Scientific classification
- Kingdom: Plantae
- Clade: Tracheophytes
- Clade: Angiosperms
- Clade: Monocots
- Order: Asparagales
- Family: Orchidaceae
- Subfamily: Orchidoideae
- Tribe: Diurideae
- Genus: Caladenia
- Species: C. ambusta
- Binomial name: Caladenia ambusta A.P.Br. & G.Brockman

= Caladenia ambusta =

- Genus: Caladenia
- Species: ambusta
- Authority: A.P.Br. & G.Brockman
- Conservation status: P2

Species of orchid

Caladenia ambusta, commonly known as the Boranup spider orchid, is a plant in the orchid family Orchidaceae and is endemic to the south-west of Western Australia. It has a single erect, linear leaf and a single creamy-coloured flower on a stem 27-35 cm high. It is only known from a relatively small area south-west of Margaret River growing in deep sand in shrubland and woodland and only flowering profusely after fire.

==Description==
Caladenia ambusta is a terrestrial, perennial, deciduous, herb with an underground tuber and a single erect, linear-shaped, hairy leaf 12-17 cm long and 4-9 mm wide. The leaf is pale green and blotched with reddish-purple on its lower end. The single flower is borne on a stem 27-35 cm tall and is creamy-yellow to creamy-red and 5-6 cm wide. The dorsal sepal is erect, 4-6 cm long, about 2 mm wide and ends in a swollen gland, 12-15 mm long and covered with glandular hairs. The lateral sepals are 4.5-6 cm long, about 3-4 mm wide and end with a gland similar to the one on the dorsal sepal. The petals are 3-4 cm long, about 2 mm wide and glabrous. The petals and lateral sepals are linear to lance-shaped near their bases and spread more or less horizontally, but the outer 2/3 is abruptly narrower, yellow-brown in colour and hangs threadlike. The labellum is white with red spots, stripes and blotches, 16-22 mm long and 9-11 mm wide. There are white to deep red calli along the edges of the labellum and four to six rows of calli shaped like hockey sticks in its central part. Flowering occurs from late October to mid-November and is stimulated by bushfire in the previous summer.

==Taxonomy and naming==
Caladenia ambusta was first formally described by Andrew Brown and Garry Brockman in 2015 from a specimen collected near Boranup and the description was published in Nuytsia. The specific epithet (ambusta) is a Latin word meaning "a burn", referring to the species' prolific flowering after fire.

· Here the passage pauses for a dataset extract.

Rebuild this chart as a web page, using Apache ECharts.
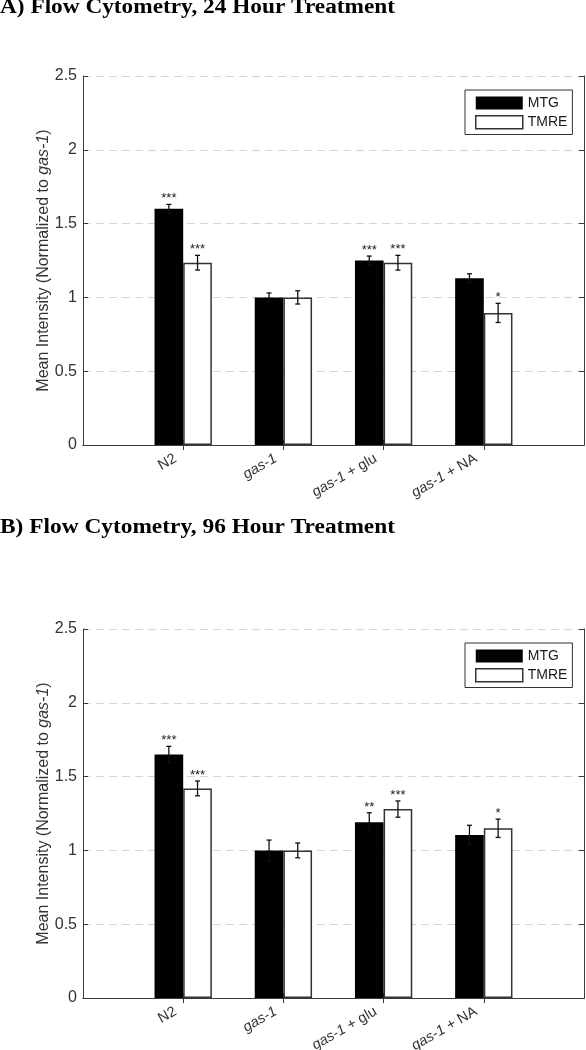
<!DOCTYPE html>
<html><head><meta charset="utf-8">
<script src="https://cdn.jsdelivr.net/npm/echarts@6/dist/echarts.min.js"></script>
<style>html,body{margin:0;padding:0;background:#fff}#c{width:586px;height:1050px}</style>
</head><body><div id="c"></div>
<script>
// ---------- data ----------
const categories = ['N2', 'gas-1', 'gas-1 + glu', 'gas-1 + NA'];
const seriesNames = ['MTG', 'TMRE'];
const yTicks = [0, 0.5, 1, 1.5, 2, 2.5];
const titleA = 'A) Flow Cytometry, 24 Hour Treatment';
const titleB = 'B) Flow Cytometry, 96 Hour Treatment';
const yName = 'Mean Intensity (Normalized to {i|gas-1})';

const mtgA = [1.60, 1.00, 1.25, 1.13];
const mtgAErr = [0.03, 0.03, 0.03, 0.03];
const tmreA = [1.235, 1.00, 1.235, 0.895];
const tmreAErr = [0.05, 0.045, 0.05, 0.065];
const mtgASig = ['***', '', '***', ''];
const tmreASig = ['***', '', '***', '*'];

const mtgB = [1.65, 1.00, 1.19, 1.105];
const mtgBErr = [0.055, 0.07, 0.065, 0.065];
const tmreB = [1.42, 1.00, 1.28, 1.15];
const tmreBErr = [0.05, 0.05, 0.055, 0.062];
const mtgBSig = ['***', '', '**', ''];
const tmreBSig = ['***', '', '***', '*'];

// ---------- layout / style ----------
const SANS = '"Liberation Sans", Arial, sans-serif';
const SERIF = '"Liberation Serif", "Times New Roman", serif';
const BAR_FRAC = 0.286;
const AXIS_COLOR = '#3a3a3a';
const LABEL_COLOR = '#333';
const axisCats = [''].concat(categories, ['']);
const pad = arr => ['-'].concat(arr, ['-']);

const chart = echarts.init(document.getElementById('c'), null, {renderer: 'canvas'});

function catFormatter(v) {
  if (!v) return '';
  let s;
  if (v.indexOf('gas-1') === 0) {
    const rest = v.slice(5);
    s = '{i|gas-1}' + (rest ? '{n|' + rest + '}' : '');
  } else {
    s = '{n|' + v + '}';
  }
  return s + '{p|}';
}

function xAxes(gi) {
  const tickInterval = (idx) => idx > 0 && idx < axisCats.length - 1;
  return [
    {
      gridIndex: gi, type: 'category', data: axisCats, boundaryGap: false, position: 'bottom',
      axisLine: {show: true, lineStyle: {color: AXIS_COLOR, width: 1}},
      axisTick: {show: true, inside: true, length: 5, interval: tickInterval, lineStyle: {color: AXIS_COLOR}},
      axisLabel: {
        show: true, interval: 0, rotate: 30, margin: 8, formatter: catFormatter,
        rich: {
          i: {fontStyle: 'italic', fontSize: 14.5, fontFamily: SANS, color: LABEL_COLOR},
          n: {fontSize: 14.5, fontFamily: SANS, color: LABEL_COLOR},
          p: {width: 9, fontSize: 14.5}
        }
      },
      splitLine: {show: false}
    },
    {
      gridIndex: gi, type: 'category', data: axisCats, boundaryGap: false, position: 'top',
      axisLine: {show: true, lineStyle: {color: AXIS_COLOR, width: 1}},
      axisTick: {show: true, inside: true, length: 5, interval: tickInterval, lineStyle: {color: AXIS_COLOR}},
      axisLabel: {show: false}, splitLine: {show: false}
    }
  ];
}

function yAxes(gi) {
  const base = {
    gridIndex: gi, type: 'value', min: yTicks[0], max: yTicks[yTicks.length - 1],
    interval: yTicks[1] - yTicks[0],
    axisLine: {show: true, lineStyle: {color: AXIS_COLOR, width: 1}},
    axisTick: {show: true, inside: true, length: 5, lineStyle: {color: AXIS_COLOR}}
  };
  return [
    Object.assign({}, base, {
      position: 'left',
      axisLabel: {show: true, fontSize: 16, fontFamily: SANS, color: LABEL_COLOR, margin: 6},
      splitLine: {show: true, lineStyle: {color: '#d6d6d6', type: [8, 5], width: 1}},
      name: yName, nameLocation: 'middle', nameGap: 31, nameRotate: 90, nameMoveOverlap: false,
      nameTextStyle: {
        fontSize: 16, fontFamily: SANS, color: LABEL_COLOR,
        rich: {i: {fontStyle: 'italic', fontSize: 16, fontFamily: SANS, color: LABEL_COLOR}}
      }
    }),
    Object.assign({}, base, {
      position: 'right', axisLabel: {show: false}, splitLine: {show: false}
    })
  ];
}

function barSeries(name, vals, xi, yi, isWhite) {
  return {
    type: 'bar', name: name, xAxisIndex: xi, yAxisIndex: yi,
    data: pad(vals), barWidth: (BAR_FRAC * 100) + '%', barGap: '0%',
    itemStyle: isWhite ? {color: '#fff', borderColor: '#333', borderWidth: 1.5}
                       : {color: '#000', borderColor: '#000', borderWidth: 0},
    z: 2, silent: true
  };
}

function errSeries(vals, errs, sigs, side, xi, yi) {
  const data = vals.map((v, i) => [i + 1, v, errs[i]]);
  return {
    type: 'custom', xAxisIndex: xi, yAxisIndex: yi, z: 5, silent: true,
    data: data,
    renderItem: function (params, api) {
      const ci = api.value(0), v = api.value(1), e = api.value(2);
      const band = api.size([1, 0])[0];
      const half = band * BAR_FRAC / 2;
      const x = api.coord([ci, v])[0] + side * half;
      const yTop = api.coord([ci, v + e])[1];
      const yBot = api.coord([ci, v - e])[1];
      const cap = 2.5;
      const ls = {stroke: '#111', lineWidth: 1.3};
      const children = [
        {type: 'line', shape: {x1: x, y1: yTop, x2: x, y2: yBot}, style: ls},
        {type: 'line', shape: {x1: x - cap, y1: yTop, x2: x + cap, y2: yTop}, style: ls},
        {type: 'line', shape: {x1: x - cap, y1: yBot, x2: x + cap, y2: yBot}, style: ls}
      ];
      const s = sigs[params.dataIndex];
      if (s) {
        children.push({
          type: 'text',
          style: {text: s, x: x, y: yTop + 1, align: 'center', verticalAlign: 'bottom',
                  fontSize: 13, fontFamily: SANS, fill: '#222'}
        });
      }
      return {type: 'group', children: children};
    }
  };
}

function legendAt(top) {
  return {
    left: 465, top: top, orient: 'vertical', icon: 'rect',
    itemWidth: 47, itemHeight: 13, itemGap: 5,
    padding: [6, 5, 5, 10], borderColor: '#333', borderWidth: 1, backgroundColor: '#fff',
    selectedMode: false,
    textStyle: {fontSize: 14, fontFamily: SANS, color: '#1a1a1a'},
    data: [
      {name: seriesNames[0], itemStyle: {color: '#000', borderWidth: 0}},
      {name: seriesNames[1], itemStyle: {color: '#fff', borderColor: '#333', borderWidth: 1.5}}
    ]
  };
}

// title scaling to match wide rendering in reference
function textWidth(t, font) {
  const c = document.createElement('canvas').getContext('2d');
  c.font = font; return c.measureText(t).width;
}
const TITLE_FS = 20;
const TITLE_TARGET_W = 395;
const tFont = 'bold ' + TITLE_FS + 'px ' + SERIF;
function titleGraphic(text, yMid) {
  const w = textWidth(text, tFont) || 1;
  return {
    type: 'text', x: 0, y: yMid, scaleX: TITLE_TARGET_W / w, scaleY: 1, originX: 0, originY: 0,
    style: {text: text, font: tFont, fill: '#000', align: 'left', verticalAlign: 'middle'}
  };
}

const option = {
  animation: false,
  backgroundColor: '#fff',
  grid: [
    {left: 83, top: 76, width: 501, height: 369, show: false, containLabel: false, outerBoundsMode: 'none'},
    {left: 83, top: 629, width: 501, height: 369, show: false, containLabel: false, outerBoundsMode: 'none'}
  ],
  xAxis: xAxes(0).concat(xAxes(1)),
  yAxis: yAxes(0).concat(yAxes(1)),
  legend: [legendAt(90), legendAt(643)],
  graphic: [titleGraphic(titleA, 8), titleGraphic(titleB, 528)],
  series: [
    barSeries(seriesNames[0], mtgA, 0, 0, false),
    barSeries(seriesNames[1], tmreA, 0, 0, true),
    errSeries(mtgA, mtgAErr, mtgASig, -1, 0, 0),
    errSeries(tmreA, tmreAErr, tmreASig, 1, 0, 0),
    barSeries(seriesNames[0], mtgB, 2, 2, false),
    barSeries(seriesNames[1], tmreB, 2, 2, true),
    errSeries(mtgB, mtgBErr, mtgBSig, -1, 2, 2),
    errSeries(tmreB, tmreBErr, tmreBSig, 1, 2, 2)
  ]
};
chart.setOption(option);
</script></body></html>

==Distribution and habitat==
Boranup spider orchid occurs in a relatively small area south west of the township of Margaret River in the Warren biogeographic region where it grows in deep sand in shrubland and woodland.

==Conservation==
Caladenia ambusta is classified as "Priority Two" by the Western Australian Government Department of Parks and Wildlife, meaning that it is poorly known and known from only one or a few locations.